The Final Stretch

It’s the final week of NaNoWriMo.

If November has been kind to you, you’re due to hit the fifty-thousand sometime between now and saturday, with an added nod to those of you that have already made your target. The obvious round of congratulations is in order for those that have or will hit their targets by month’s end, but you know what?

Everyone taking part deserves that. If you put your name up there, told other people that you were writing a novel, came to write-ins, updated your wordcount, or otherwise identified with the same struggle to write that so many other Wrimos went through, you deserve a congratulations. Owning up to the desire, being proud enough of your need to write that you shared the fact with others, those are powerful things.

Here’s the thing with National Novel Writing Month. If you’re writing, you don’t fail. You might write three thousand words, and not a word more. You may have written less, but actually thought about the event, and set aside time to write something toward it. Whether you did it for a day, or wrote for most or all of the thirty days, that’s something. You have more words than you would have done otherwise. You may not win NaNoWriMo, but not winning doesn’t preclude success.

If you know your story better, if you’ve ingrained better writing habits, if you’re more able to write a draft as a draft, if you achieved a personal best, or if you put your hand up and said “Yes, I am a writer”, those are all successes.

The story doesn’t end here. For one thing, the month isn’t over yet. Whatever your word count is, writing more from now until December is a good thing. It’s not futile, because even in these last days, you can make writing a habit. Even putting aside thirty minutes a day to write would be good, and if you manage to keep that routine beyond the week, then all the better.

Your writing may not be good. It could actually be terrible. Characters will do things that now seem against their character, there may be giant plot-holes, and who knows what else. You’re going to see a lot of events and choices that you made while writing that you no longer agree with, and guess what – that’s all part of the process. You’re not expected to get it right first time around – that’s just something the movies show. You know that bit where the character is at the typewriter, they type a few words, then scrunch the paper up into a ball until they have that perfect start? It’s not real.

Writing is like so many things, but a perfect run it isn’t.
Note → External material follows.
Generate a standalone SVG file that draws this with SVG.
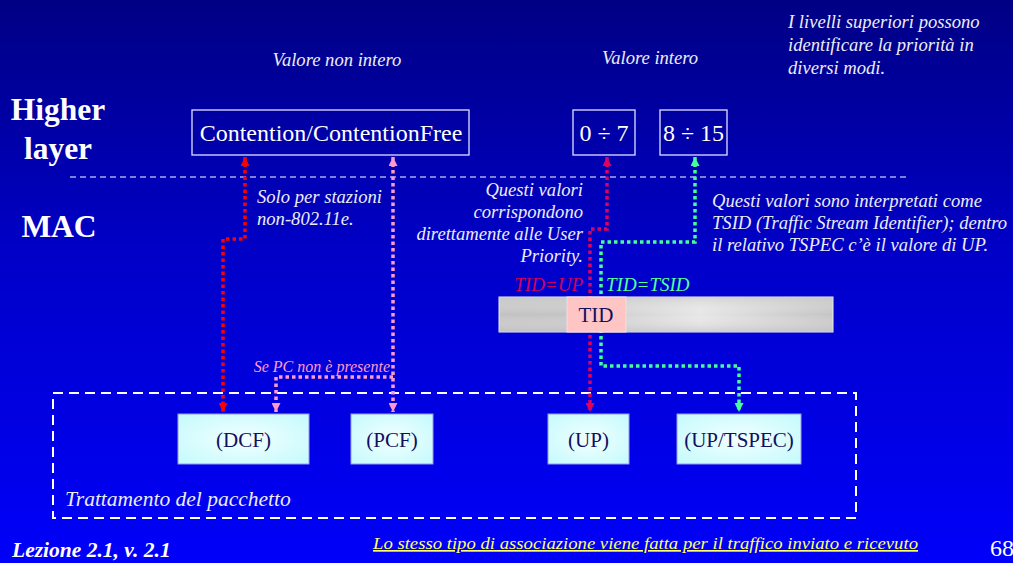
<svg xmlns="http://www.w3.org/2000/svg" width="1013" height="563" viewBox="0 0 1013 563">
<defs>
<linearGradient id="bg" x1="0" y1="0" x2="0" y2="1">
<stop offset="0" stop-color="#000084"/>
<stop offset="0.45" stop-color="#0000C8"/>
<stop offset="1" stop-color="#0000FA"/>
</linearGradient>
<radialGradient id="cyan" cx="0.5" cy="0.5" r="0.7">
<stop offset="0" stop-color="#F2FFFF"/>
<stop offset="1" stop-color="#C4FAFC"/>
</radialGradient>
<linearGradient id="bar" x1="0" y1="0" x2="1" y2="0">
<stop offset="0" stop-color="#C2C2C2"/>
<stop offset="0.2" stop-color="#C4C4C4"/>
<stop offset="0.6" stop-color="#E6E6E6"/>
<stop offset="1" stop-color="#C4C4C4"/>
</linearGradient>
<linearGradient id="barv" x1="0" y1="0" x2="0" y2="1">
<stop offset="0" stop-color="#C8C8C8" stop-opacity="0.6"/>
<stop offset="0.5" stop-color="#FFFFFF" stop-opacity="0"/>
<stop offset="1" stop-color="#C0C0C0" stop-opacity="0.6"/>
</linearGradient>
<marker id="aRed" viewBox="0 0 10 10" refX="10" refY="5" markerWidth="9" markerHeight="9" markerUnits="userSpaceOnUse" orient="auto-start-reverse"><path d="M0,0 L10,5 L0,10 z" fill="#FF0000"/></marker>
<marker id="aPink" viewBox="0 0 10 10" refX="10" refY="5" markerWidth="9" markerHeight="9" markerUnits="userSpaceOnUse" orient="auto-start-reverse"><path d="M0,0 L10,5 L0,10 z" fill="#FF99CC"/></marker>
<marker id="aCrim" viewBox="0 0 10 10" refX="10" refY="5" markerWidth="9" markerHeight="9" markerUnits="userSpaceOnUse" orient="auto-start-reverse"><path d="M0,0 L10,5 L0,10 z" fill="#E0005E"/></marker>
<marker id="aGreen" viewBox="0 0 10 10" refX="10" refY="5" markerWidth="9" markerHeight="9" markerUnits="userSpaceOnUse" orient="auto-start-reverse"><path d="M0,0 L10,5 L0,10 z" fill="#44FF99"/></marker>
</defs>
<style>
text{font-family:'Liberation Serif','DejaVu Serif',serif}
.note{font-style:italic;font-size:18.6px;fill:#ECECF4}
.big{font-weight:bold;font-size:31.5px;fill:#FFFFFF}
.hbox{fill:none;stroke:#E0E0FF;stroke-width:1.3}
.htxt{font-size:24px;fill:#FFFFFF}
.mbox{fill:url(#cyan);stroke:#9999EE;stroke-width:1}
.mtxt{font-size:21px;fill:#101060}
.dot{fill:none;stroke-width:3.5;stroke-dasharray:3.5 3}
</style>
<rect x="0" y="0" width="1013" height="563" fill="url(#bg)"/>

<text class="big" x="58" y="120" text-anchor="middle">Higher</text>
<text class="big" x="58" y="159" text-anchor="middle">layer</text>
<text class="big" x="59" y="237" text-anchor="middle">MAC</text>
<line x1="70" y1="177" x2="907" y2="177" stroke="#FFFFFF" stroke-width="1" stroke-dasharray="6 4"/>

<text class="note" x="337" y="66" text-anchor="middle">Valore non intero</text>
<text class="note" x="650" y="64" text-anchor="middle">Valore intero</text>
<text class="note" x="788" y="28">I livelli superiori possono</text>
<text class="note" x="788" y="51">identificare la priorità in</text>
<text class="note" x="788" y="74">diversi modi.</text>

<text class="note" x="257" y="203">Solo per stazioni</text>
<text class="note" x="257" y="225">non-802.11e.</text>
<text class="note" x="583" y="196" text-anchor="end">Questi valori</text>
<text class="note" x="583" y="218" text-anchor="end">corrispondono</text>
<text class="note" x="583" y="240" text-anchor="end">direttamente alle User</text>
<text class="note" x="583" y="262" text-anchor="end">Priority.</text>
<text class="note" x="712" y="207">Questi valori sono interpretati come</text>
<text class="note" x="712" y="229">TSID (Traffic Stream Identifier); dentro</text>
<text class="note" x="712" y="251">il relativo TSPEC c’è il valore di UP.</text>
<text class="note" x="583" y="291" text-anchor="end" style="font-size:19px;fill:#D0005A">TID=UP</text>
<text class="note" x="606" y="291" style="font-size:19px;fill:#55FF99">TID=TSID</text>
<text class="note" x="390" y="372" text-anchor="end" style="font-size:16px;fill:#FF99CC">Se PC non è presente</text>

<rect x="53" y="393" width="803" height="125" fill="none" stroke="#FFFFFF" stroke-width="2" stroke-dasharray="10 6"/>
<text class="note" x="65" y="506" style="font-size:21.5px">Trattamento del pacchetto</text>

<g id="connectors">
<path class="dot" d="M245,157 V239 H223 V412" stroke="#FF0000" marker-start="url(#aRed)" marker-end="url(#aRed)"/>
<path class="dot" d="M393,157 V412" stroke="#FF99CC" marker-start="url(#aPink)" marker-end="url(#aPink)"/>
<path class="dot" d="M393,377 H276 V412" stroke="#FF99CC" marker-end="url(#aPink)"/>
<path class="dot" d="M607,157 V229 H590 V412" stroke="#E0005E" marker-start="url(#aCrim)" marker-end="url(#aCrim)"/>
<path class="dot" d="M695,157 V242 H601 V366 H739 V412" stroke="#44FF99" marker-start="url(#aGreen)" marker-end="url(#aGreen)"/>
</g>

<g id="node-contention">
<rect class="hbox" x="192" y="110" width="277" height="45"/>
<text class="htxt" x="331" y="141" text-anchor="middle">Contention/ContentionFree</text>
</g>
<g id="node-0-7">
<rect class="hbox" x="573" y="110" width="62" height="45"/>
<text class="htxt" x="604" y="141" text-anchor="middle">0 ÷ 7</text>
</g>
<g id="node-8-15">
<rect class="hbox" x="660" y="110" width="67" height="45"/>
<text class="htxt" x="693.5" y="141" text-anchor="middle">8 ÷ 15</text>
</g>

<g id="node-tid">
<rect x="499" y="297" width="334" height="35" fill="url(#bar)" stroke="#F0F0F0" stroke-width="1"/>
<rect x="499" y="297" width="334" height="35" fill="url(#barv)"/>
<rect x="567" y="297" width="59" height="35" fill="#FFC4C4" stroke="#F0E0E0" stroke-width="1"/>
<text x="596" y="322" text-anchor="middle" font-size="21" fill="#101060">TID</text>
</g>

<g id="node-dcf">
<rect class="mbox" x="178" y="414" width="131" height="50"/>
<text class="mtxt" x="243.5" y="447" text-anchor="middle">(DCF)</text>
</g>
<g id="node-pcf">
<rect class="mbox" x="351" y="414" width="82" height="50"/>
<text class="mtxt" x="392" y="447" text-anchor="middle">(PCF)</text>
</g>
<g id="node-up">
<rect class="mbox" x="548" y="414" width="81" height="50"/>
<text class="mtxt" x="588.5" y="447" text-anchor="middle">(UP)</text>
</g>
<g id="node-uptspec">
<rect class="mbox" x="677" y="414" width="124" height="50"/>
<text class="mtxt" x="739" y="447" text-anchor="middle">(UP/TSPEC)</text>
</g>

<text x="12" y="557" font-size="21.5" font-weight="bold" font-style="italic" fill="#FFFFFF">Lezione 2.1, v. 2.1</text>
<text x="373" y="549" font-size="17" font-style="italic" fill="#FFFF66" text-decoration="underline" textLength="545" lengthAdjust="spacingAndGlyphs">Lo stesso tipo di associazione viene fatta per il traffico inviato e ricevuto</text>
<text x="990" y="556" font-size="24" fill="#FFFFFF">68</text>
</svg>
We get through it fatigued, with our pages messy, downright dirty at times. Our writing has scars, and mistakes, and flaws – the same as our characters ought to. When it comes time to look at your novel again, don’t expect a finished product. Expect a path through the story you want to tell, one that might not work. Expect things that don’t make sense. Expect that you will want to and have to make changes before you can read it without wondering what you were thinking.

Have you ever watched a terrible movie, or read an awful book, and thought “I know how to fix this.”

Now you get to prove it, except with your own idea.

Not right now though – for the rest of the month, write. Even if you hadn’t actually started, it’s never too late to start. We follow the guidelines of NaNoWriMo and start November 1st, but the real habits of success don’t start on arbitrary dates or with great circumstances – they always start Today, for whichever today makes you say NO MORE!

On December 1st, reward yourself. You’ve done something amazing, no matter how many words you’ve written. You can take a break, watch that movie or read that book or play that game that you were going to do once you’d finished. You’ll have earned that right.

2 thoughts on “The Final Stretch

  1. Reading the title and then reading your first line, my mind spontaneously broke out into “The Final Countdown” 😛

    I just passed the 30,000 mark and have come to terms with the fact that, while certainly not impossible, I just might not reach 50,000 by the end of the month. No matter – I think I’m still pretty happy about what I’ve done, even if 90% of it is crap. Yep, no matter.

    1. Fact: The Final Countdown makes everything better.

      Even 30,000 is pretty great. If that’s as far as I got in my first year, it would have still been amazing (and felt almost impossible) to me. As it stands, last year I reached 25K, and I still consider it a success as I learned a lot about the story I was writing, the setting it took place in, and turned what was a rough idea into something a lot more concrete.

      So yes, well done 🙂 Give it your best shot anyway.